>> Begin RECORDS SHOWN

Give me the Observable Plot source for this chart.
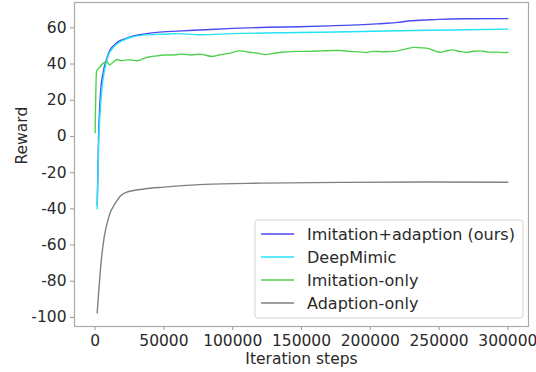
<!DOCTYPE html>
<html>
<head>
<meta charset="utf-8">
<script src="https://cdn.jsdelivr.net/npm/d3@7"></script>
<script src="https://cdn.jsdelivr.net/npm/@observablehq/plot@0.6"></script>
<style>
  html, body { margin: 0; padding: 0; background: white; }
</style>
</head>
<body>
<div id="chart"></div>
<script>
const seriesNames = ["Imitation+adaption (ours)", "DeepMimic", "Imitation-only", "Adaption-only"];
const seriesColors = ["#4a4af2", "#22e4f4", "#4ed24e", "#808080"];

const oursSteps = [1500, 2500, 4000, 6000, 8000, 11000, 14000, 17000, 22000, 28000, 35000, 45000, 60000, 76000, 100000, 125000, 148000, 170000, 195000, 205000, 212000, 220000, 228000, 240000, 250000, 270000, 300000];
const oursValues = [-38, 0, 25, 36, 42, 48, 50.5, 52.5, 54, 55.5, 56.5, 57.5, 58.2, 58.8, 59.7, 60.3, 60.6, 61.1, 61.8, 62.2, 62.5, 63, 63.8, 64.3, 64.7, 65, 65.1];

const deepSteps = [1500, 2500, 3500, 5000, 6500, 8000, 10000, 12000, 16000, 20000, 26000, 35000, 50000, 60000, 76000, 100000, 148000, 185000, 221000, 260000, 300000];
const deepValues = [-40, -5, 12, 27, 35, 40.5, 45.5, 48, 51.2, 53, 54.8, 56, 56.5, 56.8, 56.2, 56.8, 57.4, 57.8, 58.4, 58.8, 59.3];

const imitSteps = [0, 1000, 3000, 6000, 8500, 10500, 13000, 16000, 19000, 23000, 26000, 30000, 35000, 40000, 45000, 50000, 57000, 63000, 70000, 76000, 85000, 90000, 98000, 105000, 112000, 118000, 124000, 130000, 136000, 148000, 156000, 165000, 173000, 178000, 185000, 192000, 197000, 202000, 210000, 218000, 226000, 232000, 236000, 241000, 246000, 251000, 255000, 260000, 265000, 270000, 275000, 280000, 286000, 292000, 298000, 300000];
const imitValues = [2, 36, 38, 40.5, 41.5, 39.5, 41, 42.5, 41.8, 42.3, 42.2, 41.8, 43, 44, 44.5, 45, 45, 45.5, 45, 45.5, 44.2, 45, 46, 47.3, 46.5, 46, 45.2, 46, 46.5, 47, 47, 47.3, 47.5, 47.5, 47, 46.7, 46.4, 47, 46.8, 47, 48.4, 49.2, 49, 48.8, 47.5, 46.5, 47.2, 47.8, 47, 46.5, 47.1, 47.3, 46.6, 46.6, 46.3, 46.5];

const adaptSteps = [1500, 4400, 6500, 8700, 11000, 13800, 18900, 23300, 35700, 50200, 79300, 120000, 180000, 240000, 300000];
const adaptValues = [-97.5, -69, -56, -48, -42, -38, -32.5, -30.7, -29, -28, -26.5, -25.8, -25.4, -25.2, -25.3];

const xTicks = [0, 50000, 100000, 150000, 200000, 250000, 300000];
const yTicks = [-100, -80, -60, -40, -20, 0, 20, 40, 60];

const toRows = (steps, values, name) => steps.map((s, i) => ({step: s, value: values[i], series: name}));
const allSeries = [
  toRows(oursSteps, oursValues, seriesNames[0]),
  toRows(deepSteps, deepValues, seriesNames[1]),
  toRows(imitSteps, imitValues, seriesNames[2]),
  toRows(adaptSteps, adaptValues, seriesNames[3])
];

const W = 536, H = 372;
const plot = Plot.plot({
  width: W,
  height: H,
  marginLeft: 74,
  marginRight: 8,
  marginTop: 2,
  marginBottom: 46,
  style: {fontFamily: "DejaVu Sans", fontSize: "15.5px", background: "white", color: "#2a2a2a"},
  x: {domain: [-15000, 315000], ticks: xTicks, tickFormat: d => String(d)},
  y: {domain: [-105, 74], ticks: yTicks, tickFormat: d => String(d)},
  marks: [
    Plot.axisX({ticks: xTicks, tickFormat: d => String(d), tickSize: 4, tickPadding: 4, label: null, stroke: "#999", fontSize: 15.5}),
    Plot.axisY({ticks: yTicks, tickFormat: d => String(d), tickSize: 4, tickPadding: 4, label: null, stroke: "#999", fontSize: 15.5}),
    ...allSeries.map((rows, i) => Plot.line(rows, {x: "step", y: "value", stroke: seriesColors[i], strokeWidth: 1.4, curve: "monotone-x"})),
    Plot.frame({stroke: "#aaaaaa", strokeWidth: 1.2}),
    Plot.text(["Iteration steps"], {frameAnchor: "bottom", dy: 37, fontSize: 15.5, fill: "#2a2a2a"}),
    Plot.text(["Reward"], {frameAnchor: "left", dx: -52, rotate: -90, fontSize: 15.5, fill: "#2a2a2a"})
  ]
});
document.getElementById("chart").appendChild(plot);

// Legend drawn inside the plot area, lower right
const svg = d3.select(plot);
const lg = svg.append("g").attr("font-family", "DejaVu Sans").attr("font-size", 16).attr("text-anchor", "start");
lg.append("rect").attr("x", 255).attr("y", 220).attr("width", 268).attr("height", 98)
  .attr("rx", 3).attr("fill", "white").attr("fill-opacity", 0.85).attr("stroke", "#d4d4d4");
seriesNames.forEach((name, i) => {
  const y = 234 + i * 23;
  lg.append("line").attr("x1", 261).attr("x2", 294).attr("y1", y).attr("y2", y)
    .attr("stroke", seriesColors[i]).attr("stroke-width", 2).attr("stroke-opacity", 0.75);
  lg.append("text").attr("x", 307).attr("y", y).attr("dy", "0.35em").attr("text-anchor", "start")
    .attr("fill", "#2a2a2a").text(name);
});
</script>
</body>
</html>
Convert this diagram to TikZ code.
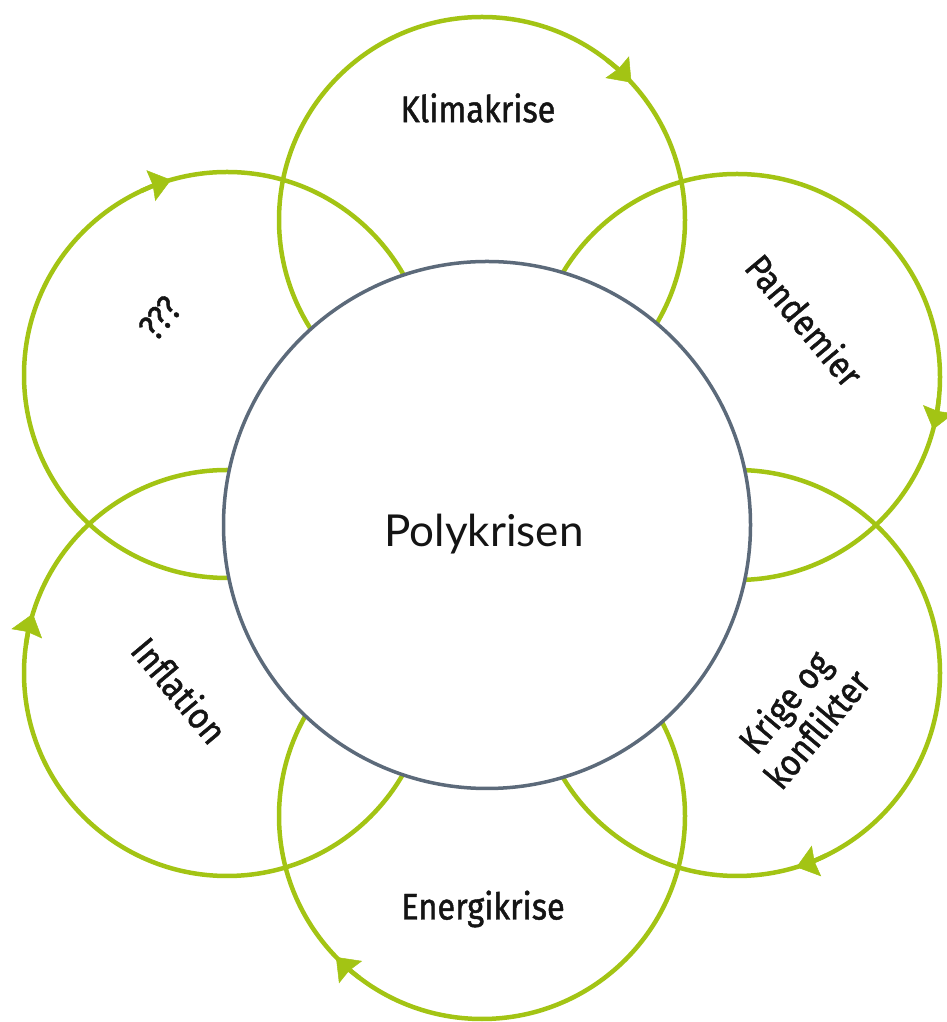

>> End RECORDS SHOWN

§ **PROBLEM DETAILS**:
Generate a word-for-word copy of the preceding records, excluding all pictures.

§ **OUTPUT BELOW**:
Give me the Observable Plot source for this chart.
<!DOCTYPE html>
<html>
<head>
<meta charset="utf-8">
<script src="https://cdn.jsdelivr.net/npm/d3@7"></script>
<script src="https://cdn.jsdelivr.net/npm/@observablehq/plot@0.6"></script>
<style>
  html, body { margin: 0; padding: 0; background: white; }
</style>
</head>
<body>
<div id="chart"></div>
<script>
const seriesNames = ["Imitation+adaption (ours)", "DeepMimic", "Imitation-only", "Adaption-only"];
const seriesColors = ["#4a4af2", "#22e4f4", "#4ed24e", "#808080"];

const oursSteps = [1500, 2500, 4000, 6000, 8000, 11000, 14000, 17000, 22000, 28000, 35000, 45000, 60000, 76000, 100000, 125000, 148000, 170000, 195000, 205000, 212000, 220000, 228000, 240000, 250000, 270000, 300000];
const oursValues = [-38, 0, 25, 36, 42, 48, 50.5, 52.5, 54, 55.5, 56.5, 57.5, 58.2, 58.8, 59.7, 60.3, 60.6, 61.1, 61.8, 62.2, 62.5, 63, 63.8, 64.3, 64.7, 65, 65.1];

const deepSteps = [1500, 2500, 3500, 5000, 6500, 8000, 10000, 12000, 16000, 20000, 26000, 35000, 50000, 60000, 76000, 100000, 148000, 185000, 221000, 260000, 300000];
const deepValues = [-40, -5, 12, 27, 35, 40.5, 45.5, 48, 51.2, 53, 54.8, 56, 56.5, 56.8, 56.2, 56.8, 57.4, 57.8, 58.4, 58.8, 59.3];

const imitSteps = [0, 1000, 3000, 6000, 8500, 10500, 13000, 16000, 19000, 23000, 26000, 30000, 35000, 40000, 45000, 50000, 57000, 63000, 70000, 76000, 85000, 90000, 98000, 105000, 112000, 118000, 124000, 130000, 136000, 148000, 156000, 165000, 173000, 178000, 185000, 192000, 197000, 202000, 210000, 218000, 226000, 232000, 236000, 241000, 246000, 251000, 255000, 260000, 265000, 270000, 275000, 280000, 286000, 292000, 298000, 300000];
const imitValues = [2, 36, 38, 40.5, 41.5, 39.5, 41, 42.5, 41.8, 42.3, 42.2, 41.8, 43, 44, 44.5, 45, 45, 45.5, 45, 45.5, 44.2, 45, 46, 47.3, 46.5, 46, 45.2, 46, 46.5, 47, 47, 47.3, 47.5, 47.5, 47, 46.7, 46.4, 47, 46.8, 47, 48.4, 49.2, 49, 48.8, 47.5, 46.5, 47.2, 47.8, 47, 46.5, 47.1, 47.3, 46.6, 46.6, 46.3, 46.5];

const adaptSteps = [1500, 4400, 6500, 8700, 11000, 13800, 18900, 23300, 35700, 50200, 79300, 120000, 180000, 240000, 300000];
const adaptValues = [-97.5, -69, -56, -48, -42, -38, -32.5, -30.7, -29, -28, -26.5, -25.8, -25.4, -25.2, -25.3];

const xTicks = [0, 50000, 100000, 150000, 200000, 250000, 300000];
const yTicks = [-100, -80, -60, -40, -20, 0, 20, 40, 60];

const toRows = (steps, values, name) => steps.map((s, i) => ({step: s, value: values[i], series: name}));
const allSeries = [
  toRows(oursSteps, oursValues, seriesNames[0]),
  toRows(deepSteps, deepValues, seriesNames[1]),
  toRows(imitSteps, imitValues, seriesNames[2]),
  toRows(adaptSteps, adaptValues, seriesNames[3])
];

const W = 536, H = 372;
const plot = Plot.plot({
  width: W,
  height: H,
  marginLeft: 74,
  marginRight: 8,
  marginTop: 2,
  marginBottom: 46,
  style: {fontFamily: "DejaVu Sans", fontSize: "15.5px", background: "white", color: "#2a2a2a"},
  x: {domain: [-15000, 315000], ticks: xTicks, tickFormat: d => String(d)},
  y: {domain: [-105, 74], ticks: yTicks, tickFormat: d => String(d)},
  marks: [
    Plot.axisX({ticks: xTicks, tickFormat: d => String(d), tickSize: 4, tickPadding: 4, label: null, stroke: "#999", fontSize: 15.5}),
    Plot.axisY({ticks: yTicks, tickFormat: d => String(d), tickSize: 4, tickPadding: 4, label: null, stroke: "#999", fontSize: 15.5}),
    ...allSeries.map((rows, i) => Plot.line(rows, {x: "step", y: "value", stroke: seriesColors[i], strokeWidth: 1.4, curve: "monotone-x"})),
    Plot.frame({stroke: "#aaaaaa", strokeWidth: 1.2}),
    Plot.text(["Iteration steps"], {frameAnchor: "bottom", dy: 37, fontSize: 15.5, fill: "#2a2a2a"}),
    Plot.text(["Reward"], {frameAnchor: "left", dx: -52, rotate: -90, fontSize: 15.5, fill: "#2a2a2a"})
  ]
});
document.getElementById("chart").appendChild(plot);

// Legend drawn inside the plot area, lower right
const svg = d3.select(plot);
const lg = svg.append("g").attr("font-family", "DejaVu Sans").attr("font-size", 16).attr("text-anchor", "start");
lg.append("rect").attr("x", 255).attr("y", 220).attr("width", 268).attr("height", 98)
  .attr("rx", 3).attr("fill", "white").attr("fill-opacity", 0.85).attr("stroke", "#d4d4d4");
seriesNames.forEach((name, i) => {
  const y = 234 + i * 23;
  lg.append("line").attr("x1", 261).attr("x2", 294).attr("y1", y).attr("y2", y)
    .attr("stroke", seriesColors[i]).attr("stroke-width", 2).attr("stroke-opacity", 0.75);
  lg.append("text").attr("x", 307).attr("y", y).attr("dy", "0.35em").attr("text-anchor", "start")
    .attr("fill", "#2a2a2a").text(name);
});
</script>
</body>
</html>
Convert this diagram to TikZ code.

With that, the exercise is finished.